The school situation is still abominable, but we do have a lovely Board of Education building built at a a time that some of the schools here did not even have air conditioning. Because the building was downtown and the tourists would see it, it had to be. When the shipyard closed in 1994-95, everyone thought Charleston would fold. But more and more tourist poured in.We soon will have a lovely port terminal for cruise ships. We are bringing in tourists by land and sea!
Isn't it funny that you never really visit the attractions in your hometown. It takes out of town visitors to point out to you how pretty your town is when all you see is the inconveniences of traffic, parking, no mass transit, etc.

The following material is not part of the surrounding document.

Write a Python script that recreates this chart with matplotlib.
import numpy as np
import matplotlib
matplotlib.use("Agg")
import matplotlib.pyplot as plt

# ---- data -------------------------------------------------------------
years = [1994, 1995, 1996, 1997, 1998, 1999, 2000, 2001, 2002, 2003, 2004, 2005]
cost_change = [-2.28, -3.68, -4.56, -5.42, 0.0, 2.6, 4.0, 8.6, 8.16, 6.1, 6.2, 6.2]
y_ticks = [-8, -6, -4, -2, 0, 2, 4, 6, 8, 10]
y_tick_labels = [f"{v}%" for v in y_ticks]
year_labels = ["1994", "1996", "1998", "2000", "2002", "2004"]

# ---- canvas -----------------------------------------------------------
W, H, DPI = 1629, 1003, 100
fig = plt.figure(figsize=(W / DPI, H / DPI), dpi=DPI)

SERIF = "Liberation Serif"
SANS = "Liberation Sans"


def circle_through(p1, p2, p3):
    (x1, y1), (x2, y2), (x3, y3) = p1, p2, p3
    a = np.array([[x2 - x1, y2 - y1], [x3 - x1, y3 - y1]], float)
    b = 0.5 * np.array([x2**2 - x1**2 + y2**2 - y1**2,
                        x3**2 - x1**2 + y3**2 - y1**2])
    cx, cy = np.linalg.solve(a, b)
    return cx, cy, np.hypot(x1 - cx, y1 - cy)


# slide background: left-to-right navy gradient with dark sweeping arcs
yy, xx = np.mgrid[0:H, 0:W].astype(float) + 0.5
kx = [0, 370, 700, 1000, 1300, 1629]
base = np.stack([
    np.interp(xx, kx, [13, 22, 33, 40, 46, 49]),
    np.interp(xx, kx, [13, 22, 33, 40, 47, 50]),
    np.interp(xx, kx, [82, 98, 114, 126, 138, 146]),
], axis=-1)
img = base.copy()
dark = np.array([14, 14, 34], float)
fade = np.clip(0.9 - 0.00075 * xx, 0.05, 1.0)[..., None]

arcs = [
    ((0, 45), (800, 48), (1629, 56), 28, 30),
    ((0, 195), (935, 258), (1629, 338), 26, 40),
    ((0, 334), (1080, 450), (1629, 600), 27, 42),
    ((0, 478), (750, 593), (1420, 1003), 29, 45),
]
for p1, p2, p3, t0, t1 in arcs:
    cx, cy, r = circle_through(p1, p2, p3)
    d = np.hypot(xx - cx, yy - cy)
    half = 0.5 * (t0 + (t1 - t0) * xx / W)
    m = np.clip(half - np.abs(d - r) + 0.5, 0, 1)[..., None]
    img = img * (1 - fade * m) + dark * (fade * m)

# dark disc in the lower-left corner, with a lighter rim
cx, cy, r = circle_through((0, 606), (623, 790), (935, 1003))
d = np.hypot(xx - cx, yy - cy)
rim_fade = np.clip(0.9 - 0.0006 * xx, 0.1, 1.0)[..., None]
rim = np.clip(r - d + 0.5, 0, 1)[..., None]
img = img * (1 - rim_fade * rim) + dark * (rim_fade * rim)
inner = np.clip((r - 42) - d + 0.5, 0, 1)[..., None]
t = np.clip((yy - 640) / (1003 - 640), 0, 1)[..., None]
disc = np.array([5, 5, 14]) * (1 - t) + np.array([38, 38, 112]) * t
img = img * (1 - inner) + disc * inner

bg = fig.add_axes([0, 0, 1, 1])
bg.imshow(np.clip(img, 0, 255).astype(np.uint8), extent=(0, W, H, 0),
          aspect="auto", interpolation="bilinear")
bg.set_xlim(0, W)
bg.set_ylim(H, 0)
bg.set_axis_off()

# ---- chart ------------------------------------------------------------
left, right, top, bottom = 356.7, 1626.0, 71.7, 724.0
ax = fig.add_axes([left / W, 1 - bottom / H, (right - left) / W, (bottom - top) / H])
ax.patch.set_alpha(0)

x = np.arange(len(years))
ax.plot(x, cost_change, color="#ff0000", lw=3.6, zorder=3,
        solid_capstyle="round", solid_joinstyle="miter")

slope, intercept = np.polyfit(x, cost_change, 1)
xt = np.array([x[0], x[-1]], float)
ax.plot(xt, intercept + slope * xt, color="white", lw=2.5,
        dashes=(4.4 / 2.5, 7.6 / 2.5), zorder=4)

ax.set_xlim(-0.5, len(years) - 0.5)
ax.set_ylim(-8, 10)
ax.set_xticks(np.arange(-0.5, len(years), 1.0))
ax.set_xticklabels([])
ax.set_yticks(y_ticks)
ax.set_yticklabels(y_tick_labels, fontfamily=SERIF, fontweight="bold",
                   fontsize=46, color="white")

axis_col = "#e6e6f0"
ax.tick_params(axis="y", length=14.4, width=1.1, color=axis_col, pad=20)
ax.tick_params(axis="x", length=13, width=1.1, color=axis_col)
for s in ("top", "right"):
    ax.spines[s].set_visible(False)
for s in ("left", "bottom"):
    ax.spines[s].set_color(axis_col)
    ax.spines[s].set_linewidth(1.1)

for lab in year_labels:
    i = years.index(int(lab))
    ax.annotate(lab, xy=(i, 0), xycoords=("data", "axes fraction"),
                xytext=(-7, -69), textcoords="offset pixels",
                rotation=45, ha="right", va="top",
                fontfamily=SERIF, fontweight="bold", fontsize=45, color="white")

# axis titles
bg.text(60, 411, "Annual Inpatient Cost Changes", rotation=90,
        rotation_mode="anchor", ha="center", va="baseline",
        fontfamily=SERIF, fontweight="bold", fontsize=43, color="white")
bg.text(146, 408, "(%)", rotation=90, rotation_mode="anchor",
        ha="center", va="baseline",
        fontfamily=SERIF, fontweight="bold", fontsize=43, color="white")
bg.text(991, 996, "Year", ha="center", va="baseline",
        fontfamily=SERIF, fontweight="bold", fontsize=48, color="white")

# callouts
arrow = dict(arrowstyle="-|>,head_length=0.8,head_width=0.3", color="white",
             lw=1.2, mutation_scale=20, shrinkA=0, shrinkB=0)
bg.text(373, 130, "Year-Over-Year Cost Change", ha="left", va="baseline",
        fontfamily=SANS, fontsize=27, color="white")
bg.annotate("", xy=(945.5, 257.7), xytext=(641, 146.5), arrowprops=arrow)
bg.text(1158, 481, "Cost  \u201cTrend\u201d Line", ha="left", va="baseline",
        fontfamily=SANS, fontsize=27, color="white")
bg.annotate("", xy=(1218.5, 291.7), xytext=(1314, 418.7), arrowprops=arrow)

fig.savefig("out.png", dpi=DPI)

We have been blessed with a lot of visitors to our home this year. It has been wonderful. Due to this influx of visitors I have been downtown a lot. I have taken bus tours, walking tours, house tours and museum tours. I would not have done any of this had it not been for the"tourists" in my home.
But today I went with a group to the Avery Institute in downtown Charleston to see an exhibit of sweet grass baskets and to see the paintings of Jonathan Green ..
The tour was in reality a tour of the Institute, and viewing the small collection of sweet grass baskets that are soooooo Charleston.
I had never heard of the artist, Jonathan Green. I loved his primary colors and the happiness of the people in the pictures.I had hoped for a more in depth discussion of the baskets, perhaps a demo, but no....
I had never heard of the Avery Institute. It was a private school for the newly freed blacks in 1865. It had a nursing program and a teaching program. One could go to school through the twelfth grade and get a diploma or go one more year and get a teaching certificate. It closed in 1954.Who knew?